**Short task:** Exact reproduction of the data is required, with images excluded.

──────── Supplied data

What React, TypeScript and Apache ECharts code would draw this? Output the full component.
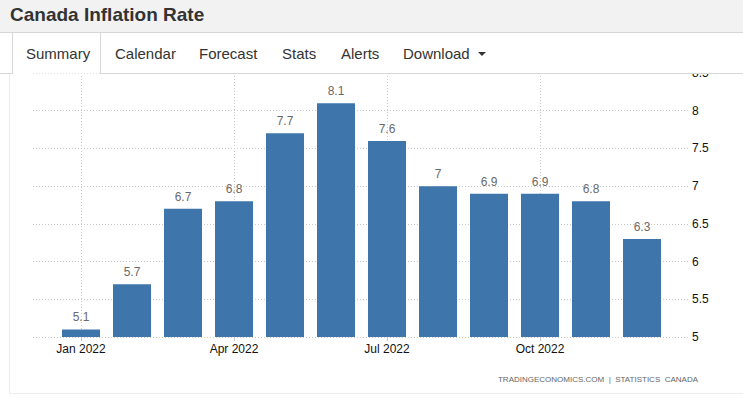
import React, { useEffect, useRef } from "react";
import * as echarts from "echarts";

const months = ["Jan", "Feb", "Mar", "Apr", "May", "Jun", "Jul", "Aug", "Sep", "Oct", "Nov", "Dec"];
const year = "2022";
const inflation = [5.1, 5.7, 6.7, 6.8, 7.7, 8.1, 7.6, 7.0, 6.9, 6.9, 6.8, 6.3];
const yMin = 5;
const yMax = 8.5;
const yStep = 0.5;
const tabs = [
  { label: "Summary", x: 26 },
  { label: "Calendar", x: 115 },
  { label: "Forecast", x: 199 },
  { label: "Stats", x: 282 },
  { label: "Alerts", x: 341 },
  { label: "Download", x: 403 },
];
const title = "Canada Inflation Rate";
const footer = "TRADINGECONOMICS.COM  |  STATISTICS  CANADA";

const FONT = "'Liberation Sans', Arial, Helvetica, sans-serif";
const GRID_LINE = { color: "#c9c9c9", type: [1, 2] as any, width: 1 };

export default function App() {
  const ref = useRef<HTMLDivElement>(null);
  useEffect(() => {
    document.body.style.margin = "0";
    const chart = echarts.init(ref.current!, null, { renderer: "svg" });
    const top = 73;
    const bottom = 62;
    const categories = months.map((m) => `${m} ${year}`);
    chart.setOption({
      animation: false,
      backgroundColor: "#ffffff",
      textStyle: { fontFamily: FONT },
      grid: [
        { left: 33, right: 55, top, bottom },
        { left: 55.5, right: 75.5, top, bottom },
        { left: 81, right: 101, top, bottom },
      ],
      xAxis: [
        { gridIndex: 0, type: "value", min: 0, max: 1, show: false },
        {
          gridIndex: 1,
          type: "category",
          data: categories,
          boundaryGap: true,
          axisLine: { show: false },
          axisTick: { show: false },
          axisLabel: { show: false },
          splitLine: { show: false },
        },
        {
          gridIndex: 2,
          type: "category",
          data: categories,
          boundaryGap: false,
          axisLine: { show: false },
          axisTick: { show: true, interval: 2, length: 4, lineStyle: { color: "#c9c9c9" } },
          axisLabel: {
            show: true,
            interval: 2,
            color: "#111",
            fontSize: 12,
            fontFamily: FONT,
            margin: 6,
          },
          splitLine: { show: true, interval: 2, lineStyle: GRID_LINE },
        },
      ],
      yAxis: [
        {
          gridIndex: 0,
          type: "value",
          position: "right",
          min: yMin,
          max: yMax,
          interval: yStep,
          axisLine: { show: false },
          axisTick: { show: false },
          axisLabel: { color: "#111", fontSize: 12, fontFamily: FONT, margin: 4 },
          splitLine: { show: true, lineStyle: GRID_LINE },
        },
        { gridIndex: 1, type: "value", min: yMin, max: yMax, show: false },
        { gridIndex: 2, type: "value", min: yMin, max: yMax, show: false },
      ],
      series: [
        {
          type: "bar",
          xAxisIndex: 1,
          yAxisIndex: 1,
          data: inflation,
          barWidth: 38,
          itemStyle: { color: "#3e76ac" },
          label: {
            show: true,
            position: "top",
            distance: 6,
            color: "#6a6a6a",
            fontSize: 12,
            fontFamily: FONT,
          },
        },
      ],
      graphic: [
        { type: "rect", z: 100, shape: { x: 0, y: 0, width: 743, height: 32 }, style: { fill: "#f2f2f2" } },
        { type: "rect", z: 100, shape: { x: 0, y: 32, width: 743, height: 41.5 }, style: { fill: "#ffffff" } },
        { type: "line", z: 101, shape: { x1: 0, y1: 32.5, x2: 743, y2: 32.5 }, style: { stroke: "#d6d6d6", lineWidth: 1 } },
        { type: "line", z: 101, shape: { x1: 0, y1: 73.5, x2: 12.5, y2: 73.5 }, style: { stroke: "#d6d6d6", lineWidth: 1 } },
        { type: "line", z: 101, shape: { x1: 100.5, y1: 73.5, x2: 743, y2: 73.5 }, style: { stroke: "#d6d6d6", lineWidth: 1 } },
        { type: "line", z: 101, shape: { x1: 12.5, y1: 32.5, x2: 12.5, y2: 74 }, style: { stroke: "#d6d6d6", lineWidth: 1 } },
        { type: "line", z: 101, shape: { x1: 100.5, y1: 32.5, x2: 100.5, y2: 74 }, style: { stroke: "#d6d6d6", lineWidth: 1 } },
        { type: "line", z: 101, shape: { x1: 9.5, y1: 74, x2: 9.5, y2: 393.5 }, style: { stroke: "#ececec", lineWidth: 1 } },
        { type: "line", z: 101, shape: { x1: 9.5, y1: 393.5, x2: 743, y2: 393.5 }, style: { stroke: "#ececec", lineWidth: 1 } },
        {
          type: "text",
          z: 102,
          x: 10,
          y: 14,
          style: { text: title, font: `bold 19px ${FONT}`, fill: "#333", textVerticalAlign: "middle" },
        },
        ...tabs.map((t) => ({
          type: "text",
          z: 102,
          x: t.x,
          y: 53,
          style: { text: t.label, font: `15px ${FONT}`, fill: "#333", textVerticalAlign: "middle" },
        })),
        {
          type: "polygon",
          z: 102,
          shape: { points: [[478, 52], [486, 52], [482, 56]] },
          style: { fill: "#333" },
        },
        {
          type: "text",
          z: 102,
          x: 698,
          y: 379,
          style: {
            text: footer,
            font: `8px ${FONT}`,
            fill: "#666",
            textAlign: "right",
            textVerticalAlign: "middle",
          },
        },
      ],
    });
    return () => chart.dispose();
  }, []);
  return <div ref={ref} style={{ width: 743, height: 399, position: "absolute", left: 0, top: 0 }} />;
}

────────────────

**Correct result:**
What React, TypeScript and Apache ECharts code would draw this? Output the full component.
import React, { useEffect, useRef } from "react";
import * as echarts from "echarts";

const months = ["Jan", "Feb", "Mar", "Apr", "May", "Jun", "Jul", "Aug", "Sep", "Oct", "Nov", "Dec"];
const year = "2022";
const inflation = [5.1, 5.7, 6.7, 6.8, 7.7, 8.1, 7.6, 7.0, 6.9, 6.9, 6.8, 6.3];
const yMin = 5;
const yMax = 8.5;
const yStep = 0.5;
const tabs = [
  { label: "Summary", x: 26 },
  { label: "Calendar", x: 115 },
  { label: "Forecast", x: 199 },
  { label: "Stats", x: 282 },
  { label: "Alerts", x: 341 },
  { label: "Download", x: 403 },
];
const title = "Canada Inflation Rate";
const footer = "TRADINGECONOMICS.COM  |  STATISTICS  CANADA";

const FONT = "'Liberation Sans', Arial, Helvetica, sans-serif";
const GRID_LINE = { color: "#c9c9c9", type: [1, 2] as any, width: 1 };

export default function App() {
  const ref = useRef<HTMLDivElement>(null);
  useEffect(() => {
    document.body.style.margin = "0";
    const chart = echarts.init(ref.current!, null, { renderer: "svg" });
    const top = 73;
    const bottom = 62;
    const categories = months.map((m) => `${m} ${year}`);
    chart.setOption({
      animation: false,
      backgroundColor: "#ffffff",
      textStyle: { fontFamily: FONT },
      grid: [
        { left: 33, right: 55, top, bottom },
        { left: 55.5, right: 75.5, top, bottom },
        { left: 81, right: 101, top, bottom },
      ],
      xAxis: [
        { gridIndex: 0, type: "value", min: 0, max: 1, show: false },
        {
          gridIndex: 1,
          type: "category",
          data: categories,
          boundaryGap: true,
          axisLine: { show: false },
          axisTick: { show: false },
          axisLabel: { show: false },
          splitLine: { show: false },
        },
        {
          gridIndex: 2,
          type: "category",
          data: categories,
          boundaryGap: false,
          axisLine: { show: false },
          axisTick: { show: true, interval: 2, length: 4, lineStyle: { color: "#c9c9c9" } },
          axisLabel: {
            show: true,
            interval: 2,
            color: "#111",
            fontSize: 12,
            fontFamily: FONT,
            margin: 6,
          },
          splitLine: { show: true, interval: 2, lineStyle: GRID_LINE },
        },
      ],
      yAxis: [
        {
          gridIndex: 0,
          type: "value",
          position: "right",
          min: yMin,
          max: yMax,
          interval: yStep,
          axisLine: { show: false },
          axisTick: { show: false },
          axisLabel: { color: "#111", fontSize: 12, fontFamily: FONT, margin: 4 },
          splitLine: { show: true, lineStyle: GRID_LINE },
        },
        { gridIndex: 1, type: "value", min: yMin, max: yMax, show: false },
        { gridIndex: 2, type: "value", min: yMin, max: yMax, show: false },
      ],
      series: [
        {
          type: "bar",
          xAxisIndex: 1,
          yAxisIndex: 1,
          data: inflation,
          barWidth: 38,
          itemStyle: { color: "#3e76ac" },
          label: {
            show: true,
            position: "top",
            distance: 6,
            color: "#6a6a6a",
            fontSize: 12,
            fontFamily: FONT,
          },
        },
      ],
      graphic: [
        { type: "rect", z: 100, shape: { x: 0, y: 0, width: 743, height: 32 }, style: { fill: "#f2f2f2" } },
        { type: "rect", z: 100, shape: { x: 0, y: 32, width: 743, height: 41.5 }, style: { fill: "#ffffff" } },
        { type: "line", z: 101, shape: { x1: 0, y1: 32.5, x2: 743, y2: 32.5 }, style: { stroke: "#d6d6d6", lineWidth: 1 } },
        { type: "line", z: 101, shape: { x1: 0, y1: 73.5, x2: 12.5, y2: 73.5 }, style: { stroke: "#d6d6d6", lineWidth: 1 } },
        { type: "line", z: 101, shape: { x1: 100.5, y1: 73.5, x2: 743, y2: 73.5 }, style: { stroke: "#d6d6d6", lineWidth: 1 } },
        { type: "line", z: 101, shape: { x1: 12.5, y1: 32.5, x2: 12.5, y2: 74 }, style: { stroke: "#d6d6d6", lineWidth: 1 } },
        { type: "line", z: 101, shape: { x1: 100.5, y1: 32.5, x2: 100.5, y2: 74 }, style: { stroke: "#d6d6d6", lineWidth: 1 } },
        { type: "line", z: 101, shape: { x1: 9.5, y1: 74, x2: 9.5, y2: 393.5 }, style: { stroke: "#ececec", lineWidth: 1 } },
        { type: "line", z: 101, shape: { x1: 9.5, y1: 393.5, x2: 743, y2: 393.5 }, style: { stroke: "#ececec", lineWidth: 1 } },
        {
          type: "text",
          z: 102,
          x: 10,
          y: 14,
          style: { text: title, font: `bold 19px ${FONT}`, fill: "#333", textVerticalAlign: "middle" },
        },
        ...tabs.map((t) => ({
          type: "text",
          z: 102,
          x: t.x,
          y: 53,
          style: { text: t.label, font: `15px ${FONT}`, fill: "#333", textVerticalAlign: "middle" },
        })),
        {
          type: "polygon",
          z: 102,
          shape: { points: [[478, 52], [486, 52], [482, 56]] },
          style: { fill: "#333" },
        },
        {
          type: "text",
          z: 102,
          x: 698,
          y: 379,
          style: {
            text: footer,
            font: `8px ${FONT}`,
            fill: "#666",
            textAlign: "right",
            textVerticalAlign: "middle",
          },
        },
      ],
    });
    return () => chart.dispose();
  }, []);
  return <div ref={ref} style={{ width: 743, height: 399, position: "absolute", left: 0, top: 0 }} />;
}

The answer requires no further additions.